## To do
Reproduce the listing below in full and without alteration, apart from its pictures.

* * *

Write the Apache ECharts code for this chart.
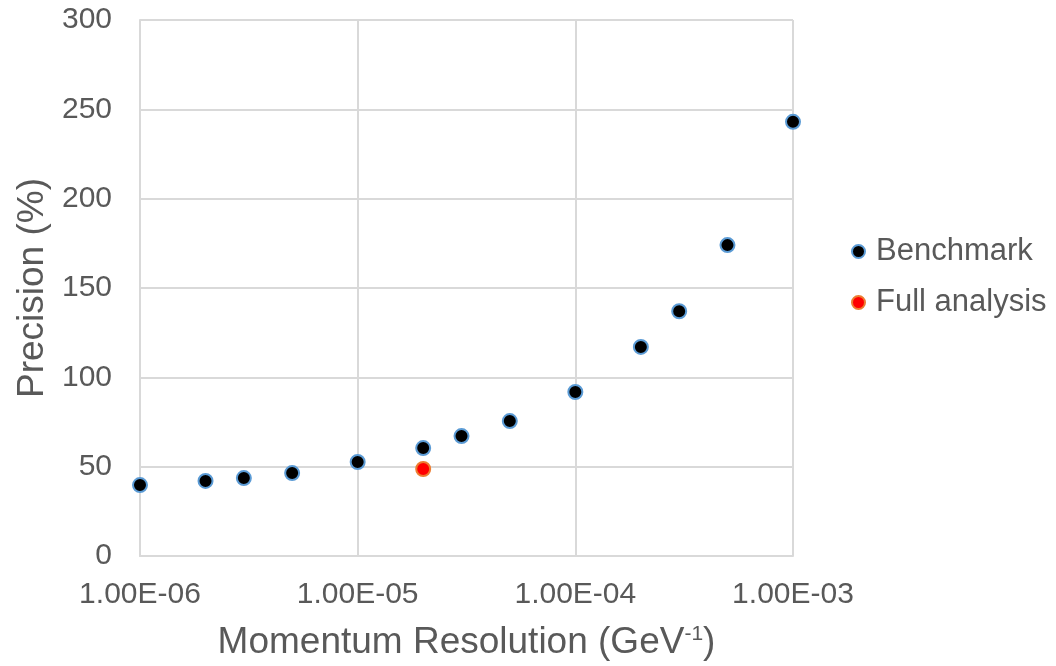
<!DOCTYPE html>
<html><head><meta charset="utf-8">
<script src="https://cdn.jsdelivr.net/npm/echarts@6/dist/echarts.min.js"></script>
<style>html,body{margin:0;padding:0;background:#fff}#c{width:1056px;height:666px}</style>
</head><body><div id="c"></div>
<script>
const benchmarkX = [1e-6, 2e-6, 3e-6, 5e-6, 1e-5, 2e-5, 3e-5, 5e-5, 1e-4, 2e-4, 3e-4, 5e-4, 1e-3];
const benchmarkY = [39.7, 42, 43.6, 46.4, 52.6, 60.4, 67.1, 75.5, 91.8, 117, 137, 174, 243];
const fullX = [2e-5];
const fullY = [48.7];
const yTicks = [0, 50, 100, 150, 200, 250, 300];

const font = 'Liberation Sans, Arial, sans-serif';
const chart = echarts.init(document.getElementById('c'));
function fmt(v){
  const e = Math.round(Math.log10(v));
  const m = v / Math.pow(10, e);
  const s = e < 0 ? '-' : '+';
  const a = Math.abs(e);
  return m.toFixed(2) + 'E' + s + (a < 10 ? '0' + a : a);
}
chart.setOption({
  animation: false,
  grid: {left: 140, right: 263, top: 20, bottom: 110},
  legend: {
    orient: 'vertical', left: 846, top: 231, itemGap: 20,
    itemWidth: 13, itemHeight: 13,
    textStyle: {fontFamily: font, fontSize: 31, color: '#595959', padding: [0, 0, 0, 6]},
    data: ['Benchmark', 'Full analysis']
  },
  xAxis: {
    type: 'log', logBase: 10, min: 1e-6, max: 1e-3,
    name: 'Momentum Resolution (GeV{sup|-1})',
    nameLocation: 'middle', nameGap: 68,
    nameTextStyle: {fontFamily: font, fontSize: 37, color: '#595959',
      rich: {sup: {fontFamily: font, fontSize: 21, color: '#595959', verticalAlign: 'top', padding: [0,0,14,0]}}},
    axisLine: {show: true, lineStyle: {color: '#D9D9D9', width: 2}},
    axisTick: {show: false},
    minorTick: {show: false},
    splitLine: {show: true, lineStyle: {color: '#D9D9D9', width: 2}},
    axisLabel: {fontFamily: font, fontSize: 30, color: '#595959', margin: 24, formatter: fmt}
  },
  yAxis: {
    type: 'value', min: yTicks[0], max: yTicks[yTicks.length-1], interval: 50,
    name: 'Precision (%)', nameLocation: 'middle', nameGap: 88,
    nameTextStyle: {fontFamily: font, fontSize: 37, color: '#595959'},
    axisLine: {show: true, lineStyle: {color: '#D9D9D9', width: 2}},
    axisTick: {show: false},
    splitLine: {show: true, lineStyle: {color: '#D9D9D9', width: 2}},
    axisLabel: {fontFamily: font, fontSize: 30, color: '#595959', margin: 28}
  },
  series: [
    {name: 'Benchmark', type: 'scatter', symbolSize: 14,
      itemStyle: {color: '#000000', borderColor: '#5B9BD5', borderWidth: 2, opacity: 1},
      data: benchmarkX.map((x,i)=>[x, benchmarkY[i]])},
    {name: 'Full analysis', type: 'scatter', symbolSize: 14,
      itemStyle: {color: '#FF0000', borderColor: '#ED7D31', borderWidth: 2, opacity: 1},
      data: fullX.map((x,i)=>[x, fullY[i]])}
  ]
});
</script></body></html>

* * *

## Output for this task
Write the Apache ECharts code for this chart.
<!DOCTYPE html>
<html><head><meta charset="utf-8">
<script src="https://cdn.jsdelivr.net/npm/echarts@6/dist/echarts.min.js"></script>
<style>html,body{margin:0;padding:0;background:#fff}#c{width:1056px;height:666px}</style>
</head><body><div id="c"></div>
<script>
const benchmarkX = [1e-6, 2e-6, 3e-6, 5e-6, 1e-5, 2e-5, 3e-5, 5e-5, 1e-4, 2e-4, 3e-4, 5e-4, 1e-3];
const benchmarkY = [39.7, 42, 43.6, 46.4, 52.6, 60.4, 67.1, 75.5, 91.8, 117, 137, 174, 243];
const fullX = [2e-5];
const fullY = [48.7];
const yTicks = [0, 50, 100, 150, 200, 250, 300];

const font = 'Liberation Sans, Arial, sans-serif';
const chart = echarts.init(document.getElementById('c'));
function fmt(v){
  const e = Math.round(Math.log10(v));
  const m = v / Math.pow(10, e);
  const s = e < 0 ? '-' : '+';
  const a = Math.abs(e);
  return m.toFixed(2) + 'E' + s + (a < 10 ? '0' + a : a);
}
chart.setOption({
  animation: false,
  grid: {left: 140, right: 263, top: 20, bottom: 110},
  legend: {
    orient: 'vertical', left: 846, top: 231, itemGap: 20,
    itemWidth: 13, itemHeight: 13,
    textStyle: {fontFamily: font, fontSize: 31, color: '#595959', padding: [0, 0, 0, 6]},
    data: ['Benchmark', 'Full analysis']
  },
  xAxis: {
    type: 'log', logBase: 10, min: 1e-6, max: 1e-3,
    name: 'Momentum Resolution (GeV{sup|-1})',
    nameLocation: 'middle', nameGap: 68,
    nameTextStyle: {fontFamily: font, fontSize: 37, color: '#595959',
      rich: {sup: {fontFamily: font, fontSize: 21, color: '#595959', verticalAlign: 'top', padding: [0,0,14,0]}}},
    axisLine: {show: true, lineStyle: {color: '#D9D9D9', width: 2}},
    axisTick: {show: false},
    minorTick: {show: false},
    splitLine: {show: true, lineStyle: {color: '#D9D9D9', width: 2}},
    axisLabel: {fontFamily: font, fontSize: 30, color: '#595959', margin: 24, formatter: fmt}
  },
  yAxis: {
    type: 'value', min: yTicks[0], max: yTicks[yTicks.length-1], interval: 50,
    name: 'Precision (%)', nameLocation: 'middle', nameGap: 88,
    nameTextStyle: {fontFamily: font, fontSize: 37, color: '#595959'},
    axisLine: {show: true, lineStyle: {color: '#D9D9D9', width: 2}},
    axisTick: {show: false},
    splitLine: {show: true, lineStyle: {color: '#D9D9D9', width: 2}},
    axisLabel: {fontFamily: font, fontSize: 30, color: '#595959', margin: 28}
  },
  series: [
    {name: 'Benchmark', type: 'scatter', symbolSize: 14,
      itemStyle: {color: '#000000', borderColor: '#5B9BD5', borderWidth: 2, opacity: 1},
      data: benchmarkX.map((x,i)=>[x, benchmarkY[i]])},
    {name: 'Full analysis', type: 'scatter', symbolSize: 14,
      itemStyle: {color: '#FF0000', borderColor: '#ED7D31', borderWidth: 2, opacity: 1},
      data: fullX.map((x,i)=>[x, fullY[i]])}
  ]
});
</script></body></html>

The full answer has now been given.